Rok 2002 zamykamy bardzo dobrym wynikiem. Jesteśmy jedną z nielicznych, o ile nie jedyną, codzienną gazetą ogólnopolską, której sprzedaż systematycznie rośnie. "Puls Biznesu" stał się - mamy na to wystarczająco dużo dowodów - dziennikiem opiniotwórczym, trafiającym na biurka coraz liczniejszej grupy przedsiębiorców i menedżerów.
Specjaliści nie mają wątpliwości, że staliśmy się jednym z kluczowych - bo skutecznym - nośników reklamy gazetowej i w 2002 roku powierzyli nam prawie o 40 proc. środków więcej niż przed rokiem.
Rok temu, kiedy zasiadaliśmy do wigilijnego stołu, zdawaliśmy sobie sprawę, że najbliższe miesiące będą czasem ciężkiej pracy i wyrzeczeń. Gazety na dobre zmagały się już z poważnie okrojonymi budżetami reklamowymi, martwiły nas też topniejące szeregi czytelników (to nic, że cudzych), a co najgorsze - brak jednoznacznych sygnałów, że będzie lepiej: wkrótce, za kwartał, za rok. Naszych nastrojów nie poprawiały wieści z konkurencyjnych redakcji, balansujących na skraju bankructwa.
Nam jednak z tego kryzysowego roku udało się wyjść obronną ręką. "Puls Biznesu", rozbudowany o kilkanaście specjalistycznych sekcji tematycznych i regularnie uzupełniany dodatkami reklamowymi, systematycznie rósł w siłę. Nasz dziennik umocniła się nie tylko jako jedno z głównych źródeł szybkiej i wiarygodnej informacji dla biznesu, ale także jako użyteczne narzędzie, ułatwiające prowadzenie działalności gospodarczej. To także zasługa dzielnie nas wspierającego serwisu internetowego www.pb.pl, zaliczanego już do ścisłej czołówki portali finansowych.
Stałym gościem "PB" są też analizy prawne istniejących i dopiero tworzonych przepisów. Wspierani przez specjalistów doradzamy małym i średnim firmom, nagradzamy Gazele, czyli najbardziej dynamicznie rozwijające się średnie przedsiębiorstwa. Podpowiadamy też, jak zarobić na Unii Europejskiej i nakłaniamy do czynnego udziału w referendum unijnym. Coraz śmielej przyglądamy się działalności parlamentarzystów, zabieramy głos w sprawach, które bulwersują nie tylko środowiska pracodawców, ot, choćby projekty abolicji i zeznań majątkowych autorstwa ministra Grzegorza Kołodki. Wierzymy, że nasz -list otwarty- w tej sprawie do prezydenta Aleksandra Kwaśniewskiego miał moc sprawczą.
Ostatnie tygodnie poświęciliśmy promowaniu podatku liniowego.

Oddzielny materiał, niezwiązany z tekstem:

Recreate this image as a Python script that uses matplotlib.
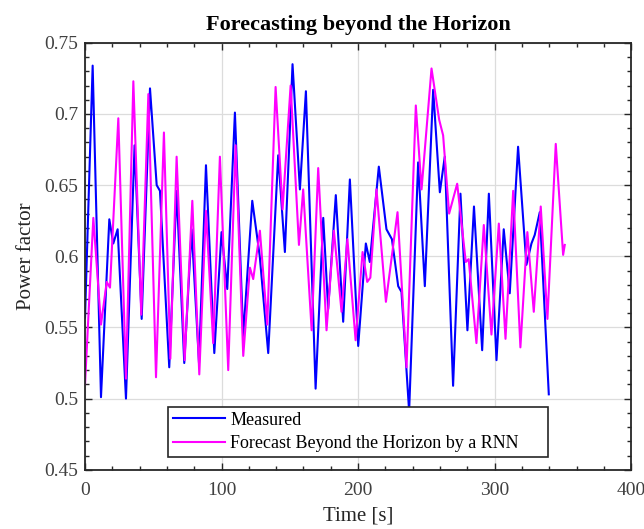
import matplotlib
matplotlib.use("Agg")
import matplotlib.pyplot as plt
from matplotlib.ticker import MultipleLocator

plt.rcParams["font.family"] = ["Liberation Serif", "DejaVu Serif"]

# measured power factor (peaks, troughs, shoulders)
measured_t = [0, 5.6, 11.7, 17.8, 20.7, 23.9, 30.0, 36.3, 41.5, 47.6,
              52.5, 54.9, 61.7, 67.1, 72.7, 78.1, 83.5, 88.6, 94.7, 100.0,
              104.2, 109.8, 115.9, 122.5, 128.0, 134.2, 141.5, 146.4, 152.0, 157.4,
              161.8, 168.9, 174.5, 178.1, 183.7, 189.1, 194.0, 200.1, 205.7, 208.6,
              215.2, 220.8, 224.8, 229.4, 231.8, 237.4, 244.0, 248.9, 255.0, 259.9,
              263.5, 269.6, 275.0, 280.1, 284.9, 290.9, 295.8, 301.4, 306.7, 311.1,
              317.2, 323.3, 327.0, 329.4, 333.1, 339.7]
measured_pf = [0.557, 0.734, 0.501, 0.626, 0.609, 0.619, 0.500, 0.678, 0.556, 0.718,
               0.650, 0.646, 0.522, 0.646, 0.525, 0.619, 0.525, 0.664, 0.532, 0.617,
               0.577, 0.701, 0.544, 0.639, 0.600, 0.532, 0.671, 0.603, 0.735, 0.647,
               0.716, 0.507, 0.627, 0.563, 0.643, 0.554, 0.654, 0.537, 0.609, 0.596,
               0.663, 0.619, 0.612, 0.579, 0.575, 0.491, 0.666, 0.579, 0.717, 0.645,
               0.670, 0.509, 0.644, 0.548, 0.635, 0.534, 0.644, 0.527, 0.619, 0.574,
               0.677, 0.594, 0.609, 0.615, 0.631, 0.503]

# RNN forecast beyond the horizon
forecast_t = [0, 6.1, 11.7, 15.9, 18.3, 24.4, 30.0, 35.4, 41.2, 46.4,
              52.0, 57.8, 62.5, 67.1, 73.0, 78.6, 83.7, 88.6, 93.9, 98.8,
              104.9, 110.3, 115.9, 120.8, 123.2, 128.1, 133.5, 139.6, 144.7, 150.6,
              156.7, 159.8, 166.0, 170.8, 176.9, 182.3, 187.9, 192.2, 198.2, 203.3,
              206.7, 209.0, 213.5, 220.4, 228.9, 235.5, 242.3, 246.5, 253.8, 259.4,
              262.3, 266.7, 272.6, 278.9, 281.0, 286.7, 292.1, 297.7, 303.1, 308.0,
              313.6, 318.9, 324.0, 328.7, 333.8, 338.7, 344.8, 350.2, 351.4]
forecast_pf = [0.510, 0.627, 0.552, 0.582, 0.578, 0.697, 0.514, 0.723, 0.559, 0.714,
               0.515, 0.687, 0.528, 0.670, 0.527, 0.639, 0.517, 0.632, 0.539, 0.670,
               0.520, 0.678, 0.530, 0.592, 0.584, 0.618, 0.552, 0.719, 0.633, 0.720,
               0.608, 0.647, 0.548, 0.662, 0.548, 0.618, 0.561, 0.612, 0.541, 0.603,
               0.582, 0.585, 0.647, 0.568, 0.631, 0.522, 0.706, 0.647, 0.732, 0.696,
               0.685, 0.630, 0.651, 0.596, 0.598, 0.539, 0.622, 0.545, 0.623, 0.542,
               0.646, 0.536, 0.617, 0.561, 0.635, 0.556, 0.679, 0.601, 0.608]

fig = plt.figure(figsize=(6.44, 5.29), dpi=100)
ax = fig.add_axes([0.132, 0.112, 0.848, 0.807])

ax.plot(measured_t, measured_pf, color="#0000ff", lw=1.5, label="Measured",
        solid_joinstyle="round")
ax.plot(forecast_t, forecast_pf, color="#ff00ff", lw=1.5,
        label="Forecast Beyond the Horizon by a RNN", solid_joinstyle="round")

ax.set_xlim(0, 400)
ax.set_ylim(0.45, 0.75)
ax.xaxis.set_major_locator(MultipleLocator(100))
ax.xaxis.set_minor_locator(MultipleLocator(20))
ax.yaxis.set_major_locator(MultipleLocator(0.05))
ax.yaxis.set_minor_locator(MultipleLocator(0.01))
ax.yaxis.set_major_formatter(plt.FuncFormatter(lambda v, p: f"{v:g}"))

ax.tick_params(which="both", direction="in", top=True, right=True,
               colors="#262626", labelcolor="#404040", labelsize=14)
ax.tick_params(which="major", length=5, width=1)
ax.tick_params(which="minor", length=3, width=1)
ax.tick_params(axis="x", which="major", pad=9)
ax.tick_params(axis="y", which="major", pad=5)
for s in ax.spines.values():
    s.set_color("#262626")
    s.set_linewidth(1.3)

ax.grid(True, which="major", color="#dcdcdc", lw=0.9)
ax.set_axisbelow(True)

ax.set_xlabel("Time [s]", fontsize=15, color="#262626", labelpad=5)
ax.set_ylabel("Power factor", fontsize=15, color="#262626", labelpad=6)
ax.set_title("Forecasting beyond the Horizon", fontsize=16, fontweight="bold",
             pad=9)

leg = ax.legend(loc="lower left", bbox_to_anchor=(0.152, 0.03, 0.696, 0.1),
                mode="expand", borderaxespad=0, fontsize=13,
                fancybox=False, framealpha=1, edgecolor="#262626",
                handlelength=2.9, borderpad=0.25, labelspacing=0.38,
                handletextpad=0.3)
leg.get_frame().set_linewidth(1.2)

fig.savefig("out.png", dpi=100)
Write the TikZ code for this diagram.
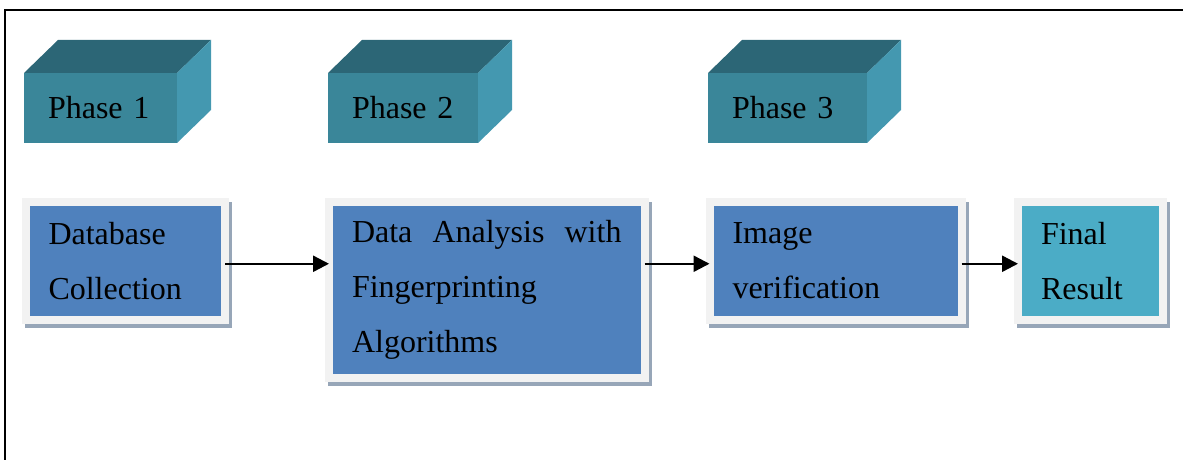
\documentclass[tikz,border=0pt]{standalone}
\usepackage{fontspec}
\setmainfont{Liberation Serif}
\usetikzlibrary{arrows.meta}
\definecolor{phase}{HTML}{3A8699}
\definecolor{phasetop}{HTML}{2C6676}
\definecolor{phaseside}{HTML}{4498B0}
\definecolor{process}{HTML}{4F81BD}
\definecolor{result}{HTML}{4BACC6}
\definecolor{frame}{HTML}{F2F2F2}
\definecolor{shade}{HTML}{97A6B8}
\DeclareRobustCommand\phasefont{\fontsize{16}{19}\selectfont\spaceskip=2.6pt\relax}
\tikzset{phase/.style={black,fill=phase,rectangle,outer sep=0pt,minimum height=35pt,inner xsep=12pt,align=left,font=\phasefont}}
\tikzset{stage/.style={black,draw=frame,line width=4pt,rectangle,outer sep=0pt,inner xsep=11.5pt,align=left,font=\fontsize{16}{27.5}\selectfont,preaction={draw=shade,fill=shade,transform canvas={xshift=1.5pt,yshift=-2pt}}}}
\tikzset{process/.style={stage,fill=process}}
\tikzset{result/.style={stage,fill=result}}
\tikzset{link/.style={-{Triangle[length=8pt,width=8pt]},line width=1.2pt,transform canvas={yshift=-1.5pt}}}

\begin{document}
\begin{tikzpicture}[x=0.5pt,y=-0.5pt]
    \useasboundingbox (0,0) rectangle (1183,460);
    \draw[line width=1pt] (5,460) -- (5,10) -- (1183,10);

    \node[phase,minimum width=76.5pt,text width=52.5pt] (phase1) at (100.5,108) {Phase 1};
    \node[phase,minimum width=75pt,text width=51pt] (phase2) at (403,108) {Phase 2};
    \node[phase,minimum width=79.5pt,text width=55.5pt] (phase3) at (787.5,108) {Phase 3};

    \foreach \p in {phase1,phase2,phase3} {
        \fill[phasetop] (\p.north west) -- ([shift={(34,-33)}]\p.north west) -- ([shift={(34,-33)}]\p.north east) -- (\p.north east) -- cycle;
        \fill[phaseside] (\p.north east) -- ([shift={(34,-33)}]\p.north east) -- ([shift={(34,-33)}]\p.south east) -- (\p.south east) -- cycle;
    }

    \node[process,minimum height=58.75pt,text width=76.75pt] (db) at (125.25,260.75) {Database\\Collection};
    \node[process,minimum height=87.75pt,text width=134.75pt] (analysis) at (486.75,289.75) {Data\hfill Analysis\hfill with\\Fingerprinting\\Algorithms};
    \node[process,minimum height=58.75pt,text width=103pt] (verify) at (835.5,260.75) {Image\\verification};
    \node[result,minimum height=58.75pt,text width=49.5pt] (final) at (1090.5,260.75) {Final\\Result};

    \draw[link] (db.east) -- (db.east -| analysis.west);
    \draw[link] (analysis.east |- verify.west) -- (verify.west);
    \draw[link] (verify.east) -- (final.west);
\end{tikzpicture}
\end{document}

Nasz apel o gruntowną reformę systemu podatkowego spotkał się z niezwykle życzliwym odzewem. Dlatego też w roku 2003, przy wsparciu renomowanych ośrodków naukowych, organizacji biznesowych i prawników, będziemy zagrzewać do rewolucji podatkowej w Polsce.
W promowaniu przedsiębiorczości, liberalizmu gospodarczego i niskich podatków wspierali nas z kolei m.in. Robert F. Kennedy i Steve Forbes - nasi goście specjalni, których odczyty zgromadziły elitę środowisk gospodarczych i politycznych."Puls Biznesu" stał się również najpoważniejszym partnerem Forum Ekonomicznego w Krynicy. To jedyne w swoim rodzaju spotkanie ponad 1200 osobistości ze świata polityki i biznesu stało się też dla nas okazją do promowania zasad etycznego biznesu oraz walki z korupcją i nepotyzmem politycznym.
W tym roku zasiądziemy do wigilijnego stołu z poczuciem dobrze wykonanej i docenionej roboty. To najlepszy upominek, jaki mogliście nam, Czytelnicy, zafundować. Dziękujemy.